En este camino, en el que cada paso valió la pena, lo más simple y lindo que descubrí es que no hay forma de controlar el futuro. Que lo impensado es lo más lindo, y que las curvas son lo rico de la vida.
Una vez escuché una analogía sobre las mujeres latinas y sus cuerpos, sobre cómo mostraban la apertura a los ciclos, es decir, los ciclos que viven los cuerpos que laten de acuerdo con los ritmos de la naturaleza. Las curvas que permiten un nacimiento, una gestación, una lactancia.
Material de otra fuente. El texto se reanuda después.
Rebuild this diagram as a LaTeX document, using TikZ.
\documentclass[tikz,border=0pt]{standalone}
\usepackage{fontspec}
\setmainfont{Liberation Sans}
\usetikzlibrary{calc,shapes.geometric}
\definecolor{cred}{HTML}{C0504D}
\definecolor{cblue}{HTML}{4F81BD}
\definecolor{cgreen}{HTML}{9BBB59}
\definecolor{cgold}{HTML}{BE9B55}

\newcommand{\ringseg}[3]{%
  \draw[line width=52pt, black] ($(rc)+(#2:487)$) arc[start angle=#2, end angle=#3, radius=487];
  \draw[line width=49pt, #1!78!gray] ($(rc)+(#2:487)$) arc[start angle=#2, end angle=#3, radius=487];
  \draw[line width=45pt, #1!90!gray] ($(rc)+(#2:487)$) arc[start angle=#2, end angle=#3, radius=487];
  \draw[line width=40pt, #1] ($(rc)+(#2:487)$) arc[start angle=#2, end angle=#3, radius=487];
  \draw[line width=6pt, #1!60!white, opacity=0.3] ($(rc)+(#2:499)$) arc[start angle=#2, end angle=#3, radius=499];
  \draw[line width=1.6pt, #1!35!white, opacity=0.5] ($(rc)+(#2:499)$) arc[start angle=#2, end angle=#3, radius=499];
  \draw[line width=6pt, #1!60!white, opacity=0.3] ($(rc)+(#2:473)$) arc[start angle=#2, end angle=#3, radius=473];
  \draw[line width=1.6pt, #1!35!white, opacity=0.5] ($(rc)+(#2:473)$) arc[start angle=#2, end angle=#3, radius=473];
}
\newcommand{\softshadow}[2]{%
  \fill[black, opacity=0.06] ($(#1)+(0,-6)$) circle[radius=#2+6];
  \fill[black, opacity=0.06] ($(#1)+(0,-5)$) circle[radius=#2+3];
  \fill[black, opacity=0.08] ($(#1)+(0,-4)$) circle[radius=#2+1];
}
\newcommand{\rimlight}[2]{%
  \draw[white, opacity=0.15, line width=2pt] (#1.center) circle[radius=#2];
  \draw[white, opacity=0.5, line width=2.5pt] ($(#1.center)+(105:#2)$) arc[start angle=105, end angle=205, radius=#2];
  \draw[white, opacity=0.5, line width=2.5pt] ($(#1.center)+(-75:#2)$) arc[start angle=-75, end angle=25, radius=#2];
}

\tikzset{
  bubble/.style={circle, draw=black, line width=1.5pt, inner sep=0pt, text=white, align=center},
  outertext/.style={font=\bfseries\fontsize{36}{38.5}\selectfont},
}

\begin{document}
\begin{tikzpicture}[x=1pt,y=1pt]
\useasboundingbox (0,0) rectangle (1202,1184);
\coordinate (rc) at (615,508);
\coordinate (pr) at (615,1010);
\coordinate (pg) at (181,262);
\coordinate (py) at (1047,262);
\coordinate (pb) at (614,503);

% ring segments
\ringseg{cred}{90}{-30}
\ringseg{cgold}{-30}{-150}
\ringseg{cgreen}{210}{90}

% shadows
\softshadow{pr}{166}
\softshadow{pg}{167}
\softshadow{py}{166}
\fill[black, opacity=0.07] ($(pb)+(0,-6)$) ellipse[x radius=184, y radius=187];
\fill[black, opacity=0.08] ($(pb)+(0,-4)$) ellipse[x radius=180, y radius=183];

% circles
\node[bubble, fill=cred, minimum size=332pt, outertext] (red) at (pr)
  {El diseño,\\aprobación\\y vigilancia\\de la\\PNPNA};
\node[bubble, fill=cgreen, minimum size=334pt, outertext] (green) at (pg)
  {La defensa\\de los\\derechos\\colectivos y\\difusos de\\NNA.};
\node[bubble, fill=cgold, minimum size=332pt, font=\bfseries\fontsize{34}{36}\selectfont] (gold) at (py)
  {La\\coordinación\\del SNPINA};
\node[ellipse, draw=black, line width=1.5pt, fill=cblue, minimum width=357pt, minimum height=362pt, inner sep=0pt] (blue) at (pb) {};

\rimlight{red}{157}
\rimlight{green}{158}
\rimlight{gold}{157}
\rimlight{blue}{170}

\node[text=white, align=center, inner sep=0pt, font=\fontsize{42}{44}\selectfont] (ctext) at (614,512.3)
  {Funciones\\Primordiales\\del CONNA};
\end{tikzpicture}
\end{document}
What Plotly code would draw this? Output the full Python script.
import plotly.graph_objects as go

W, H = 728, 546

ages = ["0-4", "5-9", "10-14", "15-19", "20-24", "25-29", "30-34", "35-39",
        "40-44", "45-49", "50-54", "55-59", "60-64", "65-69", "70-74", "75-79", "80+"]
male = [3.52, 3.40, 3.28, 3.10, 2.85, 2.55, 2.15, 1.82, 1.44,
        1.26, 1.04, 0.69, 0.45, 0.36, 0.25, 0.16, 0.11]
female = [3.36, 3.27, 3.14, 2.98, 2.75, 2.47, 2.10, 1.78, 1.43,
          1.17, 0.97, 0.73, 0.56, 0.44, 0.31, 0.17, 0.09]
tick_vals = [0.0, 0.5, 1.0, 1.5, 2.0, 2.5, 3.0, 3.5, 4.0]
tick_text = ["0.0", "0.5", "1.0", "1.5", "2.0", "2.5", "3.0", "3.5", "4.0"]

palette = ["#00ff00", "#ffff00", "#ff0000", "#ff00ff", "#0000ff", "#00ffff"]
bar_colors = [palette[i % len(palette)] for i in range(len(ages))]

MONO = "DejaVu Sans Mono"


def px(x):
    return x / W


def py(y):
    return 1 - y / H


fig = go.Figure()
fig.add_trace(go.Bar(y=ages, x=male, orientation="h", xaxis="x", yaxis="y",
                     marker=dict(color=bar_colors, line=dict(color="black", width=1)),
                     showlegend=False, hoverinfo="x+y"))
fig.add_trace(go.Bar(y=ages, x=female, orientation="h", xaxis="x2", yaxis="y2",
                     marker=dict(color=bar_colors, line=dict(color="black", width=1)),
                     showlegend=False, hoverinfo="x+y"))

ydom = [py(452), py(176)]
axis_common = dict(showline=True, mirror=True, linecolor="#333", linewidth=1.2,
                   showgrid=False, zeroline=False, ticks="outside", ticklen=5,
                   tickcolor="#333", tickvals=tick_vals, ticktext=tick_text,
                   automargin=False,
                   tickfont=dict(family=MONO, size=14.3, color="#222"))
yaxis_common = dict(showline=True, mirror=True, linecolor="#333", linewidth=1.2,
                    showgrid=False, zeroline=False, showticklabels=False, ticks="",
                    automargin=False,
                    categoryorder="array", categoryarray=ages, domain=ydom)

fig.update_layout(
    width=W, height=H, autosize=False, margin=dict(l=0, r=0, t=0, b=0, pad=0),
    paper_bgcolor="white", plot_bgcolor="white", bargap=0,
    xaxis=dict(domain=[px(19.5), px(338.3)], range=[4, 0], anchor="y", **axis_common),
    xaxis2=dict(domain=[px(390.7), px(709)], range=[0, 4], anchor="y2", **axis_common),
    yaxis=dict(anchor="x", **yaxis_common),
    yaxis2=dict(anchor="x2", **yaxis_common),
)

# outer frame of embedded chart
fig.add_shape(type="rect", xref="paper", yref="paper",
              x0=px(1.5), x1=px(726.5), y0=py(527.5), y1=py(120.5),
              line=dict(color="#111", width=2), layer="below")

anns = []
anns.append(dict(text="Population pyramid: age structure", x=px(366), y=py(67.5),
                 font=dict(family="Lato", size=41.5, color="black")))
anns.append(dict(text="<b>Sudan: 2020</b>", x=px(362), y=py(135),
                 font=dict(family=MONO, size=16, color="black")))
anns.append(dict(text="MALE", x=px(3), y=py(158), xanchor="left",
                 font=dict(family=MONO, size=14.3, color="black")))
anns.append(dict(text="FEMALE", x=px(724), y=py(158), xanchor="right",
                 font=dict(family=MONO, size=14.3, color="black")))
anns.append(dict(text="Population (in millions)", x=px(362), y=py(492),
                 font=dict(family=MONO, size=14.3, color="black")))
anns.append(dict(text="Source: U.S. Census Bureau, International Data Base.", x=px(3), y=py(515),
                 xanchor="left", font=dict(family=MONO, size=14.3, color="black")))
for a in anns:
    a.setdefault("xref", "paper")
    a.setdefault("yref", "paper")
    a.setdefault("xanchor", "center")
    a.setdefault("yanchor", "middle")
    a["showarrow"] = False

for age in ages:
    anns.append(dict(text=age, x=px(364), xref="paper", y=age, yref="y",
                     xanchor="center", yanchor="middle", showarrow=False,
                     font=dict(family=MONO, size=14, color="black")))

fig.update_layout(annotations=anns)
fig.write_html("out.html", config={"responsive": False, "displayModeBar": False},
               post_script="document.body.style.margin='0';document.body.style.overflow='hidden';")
Las curvas que permiten hacer el amor, gozar de un buen plato de pasta o de un beso carnoso y sin pudor. Las curvas que permiten el baile de carnavales.
Recuerdo pensar: y yo que siempre creí que las curvas significaban que algo andaba mal, digo, que algo estaba fuera de control.
Pienso que mi vida tomó su curva, dejó el control y siguió el vuelo de la golondrina hasta su próxima migración.
Estoy sentada en la terraza en mi jardín. Me preparo unos mates y me pongo a escribir. Es de esos días en los que, luego de tres pavas de mate, sigo en la misma página y me pregunto si no debería dedicarme a ser vendedora, visto que se me da muy bien la “charla”.
Un centenar de golondrinas se posa en el pino que abunda en la Toscana, es un poco distinto del pino de la montaña, y no logro recordar su nombre. El cielo está limpio y celeste. Es invierno, pero me despojé de vestiduras para sentir el calor que hace tiempo no sentía en Florencia. Empiezan a volar, de acá para allá y de allá para acá.
Entre su sonido y la increíble cantidad que revolotea, parecen expresar algo.
¿Qué me están queriendo decir?
Esa noche soñé con vos, Álvaro. Me diste un enorme abrazo. Te reías, te reías como un loco. Nos tiramos al mar.
Sabía muy bien que mi hermano había muerto años atrás, pero era tan real.
Papá me acompañó a la playa y ahí estabas, en la orilla, parecía esa de Mar Azul o la de La Pedrera, que nos alojó tantos veranos entre vecinos y amigos. Jugabas al vóley. Me mirabas, como si me estuvieras esperando. Me abrazaste y me levantaste por los aires, riendo a carcajadas. Con tu metro noventa, yo parecía minúscula a tu lado. Me hacías girar, tu hermanita había crecido. Me tiraste al mar, como cuando éramos chicos. Las olas salpicaban ese revoltoso celeste, se me mezclaban las lágrimas con la alegría. Sabía que te estaba despidiendo, era una sensación agridulce. Pero estabas tan feliz que reía también. De la emoción, de la felicidad, del sinfín de emociones que se había desplegado entre dejarme vivir y dejarte morir.
Supe solo entonces que una parte mía te siguió, como hacen las golondrinas, esas que llevan las almas al cielo y son leales a sus raíces. Pero otra parte mía quizá se detuvo ahí, en aquel verano de noviembre cuando te fuiste de mis pagos y de la Tierra. Solo entonces supe que despedirte era la única forma en que podía volver a pisar tierra firme. A disfrutar esta vida llena de sensaciones, de amor, de dolor, de angustia, de pasión y de vida.
Nada es justo cuando se trata de una muerte temprana. Nada es justo cuando pensamos en el sinfín de mandatos con los que nacemos, pero no sería quien soy si no fuera por cada uno de los momentos que me trajeron hasta acá. Los buenos y los no tan buenos.